La diffusion des savoirs, la médiation scientifique, l’innovation et le transfert font partie des missions de la recherche publique et de l’enseignement supérieur. La population attend légitimement que les avancées scientifiques améliorent ses conditions de vie et qu’elles puissent répondre aux enjeux sociétaux. Néanmoins, l’histoire le montre, aucune rupture n’est possible sans un soutien fort à une recherche publique libre de toute contrainte marchande.

Les membres du CNESER demandent au gouvernement d’intégrer dans la loi les recommandations votées par le CNESER concernant « Les financements publics de l’enseignement supérieur et de la recherche », le « Programme d’Investissements d’Avenir : une analyse et des recommandations du CNESER », le « Crédit d’impôt recherche et aide publique à la recherche des entreprises : Analyse et recommandations du CNESER » et le « Financement de la recherche publique par appels à projets : analyse et recommandations du CNESER ».
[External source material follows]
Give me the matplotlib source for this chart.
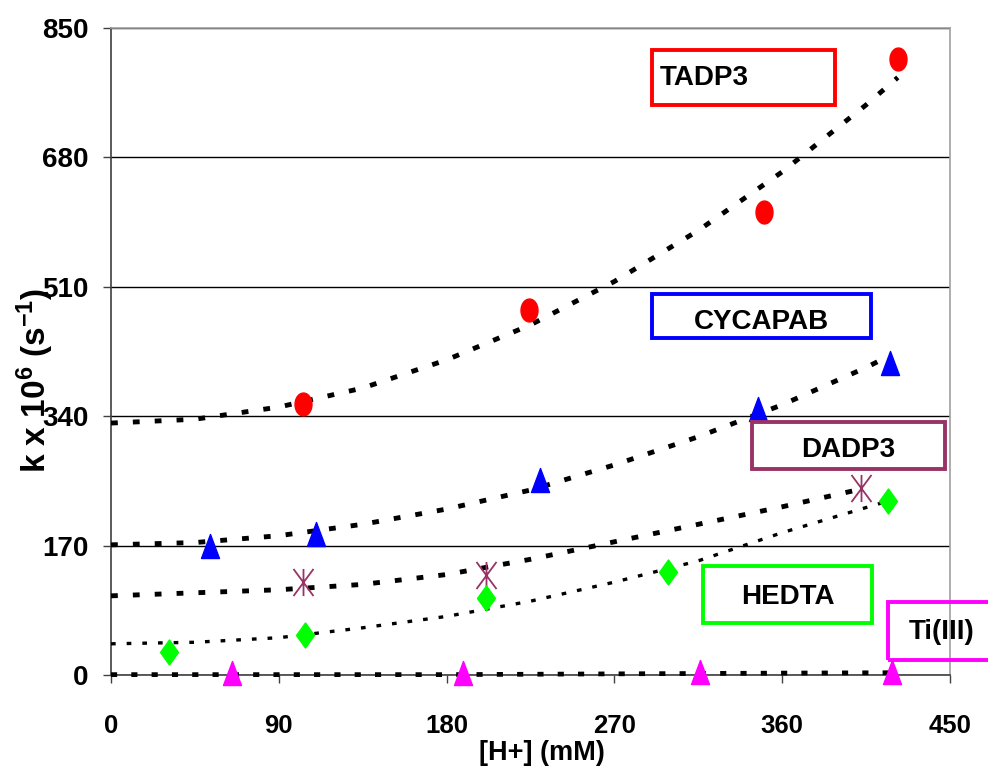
import numpy as np
import matplotlib
matplotlib.use("Agg")
import matplotlib.pyplot as plt
from matplotlib.path import Path
from matplotlib.patches import Rectangle

# ---------------- data ----------------
tadp3_x = [103, 224, 350, 422]
tadp3_y = [356, 480, 608, 809]
cycapab_x = [53, 110, 230, 347, 418]
cycapab_y = [170, 185, 256, 350, 410]
dadp3_x = [103, 201, 402]
dadp3_y = [122, 132, 246]
hedta_x = [31, 104, 201, 299, 417]
hedta_y = [30, 53, 101, 135, 229]
ti_x = [65, 189, 316, 419]
ti_y = [3, 3, 4, 4]

# trendlines
tadp3_fit_x = [0, 45, 90, 135, 180, 225, 270, 315, 360, 405, 422]
tadp3_fit_y = [331, 336, 352, 377, 414, 460, 517, 584, 661, 749, 785]
cycapab_fit_x = [0, 45, 90, 135, 180, 225, 270, 315, 360, 405, 418]
cycapab_fit_y = [171, 174, 183, 198, 218, 243, 276, 313, 355, 404, 420]
dadp3_fit_x = [0, 45, 90, 135, 180, 225, 270, 315, 360, 400]
dadp3_fit_y = [104, 108, 112, 119, 132, 152, 175, 198, 221, 243]
hedta_fit_x = [0, 45, 90, 135, 180, 225, 270, 315, 360, 405, 416]
hedta_fit_y = [41, 43, 49, 62, 77, 97, 122, 150, 187, 220, 228]
ti_fit_x = [0, 90, 180, 270, 360, 419]
ti_fit_y = [0.5, 0.5, 0.5, 1.5, 2.5, 3]

xticks = [0, 90, 180, 270, 360, 450]
yticks = [0, 170, 340, 510, 680, 850]

labels = ["TADP3", "CYCAPAB", "DADP3", "HEDTA", "Ti(III)"]
colors = ["#FF0000", "#0000FF", "#993366", "#00FF00", "#FF00FF"]

# ---------------- figure ----------------
plt.rcParams['mathtext.fontset'] = 'custom'
plt.rcParams['mathtext.default'] = 'regular'
FAM = ['Liberation Sans', 'DejaVu Sans']

W, H = 988, 768
fig = plt.figure(figsize=(W / 100, H / 100), dpi=100)

def fx(x):
    return x / W

def fy(y):
    return 1 - y / H

ax = fig.add_axes([fx(111), fy(675), fx(950) - fx(111), fy(28) - fy(675)])
ax.set_xlim(0, 450)
ax.set_ylim(0, 850)
ax.set_xticks(xticks)
ax.set_yticks(yticks)
ax.yaxis.grid(True, color='black', lw=1.0, zorder=0)
ax.set_axisbelow(True)
for s in ['left', 'bottom']:
    ax.spines[s].set_color('#404040')
    ax.spines[s].set_linewidth(1.2)
for s in ['top', 'right']:
    ax.spines[s].set_color('#A0A0A0')
    ax.spines[s].set_linewidth(1.2)
ax.tick_params(axis='x', direction='out', length=6, width=1, color='#404040', pad=22)
ax.tick_params(axis='y', direction='out', length=6, width=1, color='#404040', pad=10)
for lab in ax.get_xticklabels():
    lab.set_fontfamily(FAM)
    lab.set_fontweight('bold')
    lab.set_fontsize(18.5)
for lab in ax.get_yticklabels():
    lab.set_fontfamily(FAM)
    lab.set_fontweight('bold')
    lab.set_fontsize(20)

# markers
t = np.linspace(0, 2 * np.pi, 48)
ellipse = Path(np.c_[0.37 * np.cos(t), 0.5 * np.sin(t)], closed=True)
tri = Path([(-0.375, -0.5), (0.375, -0.5), (0, 0.5), (-0.375, -0.5)], closed=True)
diamond = Path([(0, 0.5), (0.36, 0), (0, -0.5), (-0.36, 0), (0, 0.5)], closed=True)
star = Path([(-0.37, -0.5), (0.37, 0.5), (-0.37, 0.5), (0.37, -0.5), (0, -0.5), (0, 0.5)],
            [Path.MOVETO, Path.LINETO, Path.MOVETO, Path.LINETO, Path.MOVETO, Path.LINETO])

thick = dict(color='black', lw=3.5, ls=(0, (1.4, 3.1)), dash_capstyle='butt', zorder=3,
             clip_on=False)
ax.plot(tadp3_fit_x, tadp3_fit_y, **thick)
ax.plot(cycapab_fit_x, cycapab_fit_y, **thick)
ax.plot(dadp3_fit_x, dadp3_fit_y, **thick)
ax.plot(hedta_fit_x, hedta_fit_y, color='black', lw=2.4, ls=(0, (1.4, 3.3)),
        dash_capstyle='butt', zorder=3, clip_on=False)
ax.plot(ti_fit_x, ti_fit_y, color='black', lw=3.4, ls=(0, (1.3, 3.0)),
        dash_capstyle='butt', zorder=3, clip_on=False)

ax.plot(tadp3_x, tadp3_y, ls='none', marker=ellipse, ms=16.5, color=colors[0],
        mec=colors[0], zorder=4, clip_on=False)
ax.plot(cycapab_x, cycapab_y, ls='none', marker=tri, ms=17.3, color=colors[1],
        mec=colors[1], zorder=4, clip_on=False)
ax.plot(dadp3_x, dadp3_y, ls='none', marker=star, ms=19.5, mfc='none', mec=colors[2],
        mew=1.3, zorder=4, clip_on=False)
ax.plot(hedta_x, hedta_y, ls='none', marker=diamond, ms=18, color=colors[3],
        mec=colors[3], zorder=4, clip_on=False)
ax.plot(ti_x, ti_y, ls='none', marker=tri, ms=17.3, color=colors[4],
        mec=colors[4], zorder=4, clip_on=False)

# label boxes (pixel layout)
boxes = [
    (652, 50, 835, 105, 660, 78, 'left'),
    (652, 294, 871, 338, 761, 322, 'center'),
    (752, 422, 945, 469, 848, 450, 'center'),
    (703, 566, 872, 623, 788, 597, 'center'),
    (888, 602, 1100, 660, 942, 632, 'center'),
]
for (x0, y0, x1, y1, tx, ty, ha), lab, c in zip(boxes, labels, colors):
    fig.patches.append(Rectangle((fx(x0), fy(y1)), fx(x1) - fx(x0), fy(y0) - fy(y1),
                                 transform=fig.transFigure, fill=False, ec=c, lw=2.8,
                                 zorder=5))
    fig.text(fx(tx), fy(ty), lab, ha=ha, va='center', fontsize=20, fontweight='bold',
             family=FAM, zorder=6)

fig.text(fx(542), fy(753), "[H+] (mM)", ha='center', va='center', fontsize=19.5,
         fontweight='bold', family=FAM)
fig.text(fx(35), fy(380), r"k x 10$^{6}$ (s$^{-1}$)", ha='center', va='center',
         rotation=90, fontsize=24, fontweight='bold', family=FAM)

fig.savefig("out.png", dpi=100)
Les membres du CNESER ne cautionneront pas une loi de programmation de la recherche qui prétendrait réformer pour la énième fois le paysage de la recherche publique sans moyens financiers de base très significatifs, sans créations d’emplois statutaires ou sans revalorisations des rémunérations des personnels. La volonté d'investir dans l'avenir de notre pays au travers de la recherche publique et de la formation à et par la recherche doit être clairement affichée dès à présent.

Ce sont là les conditions pour soutenir l’accroissement des connaissances dans toutes les disciplines et mieux répondre aux enjeux sociétaux auxquels il faut faire face.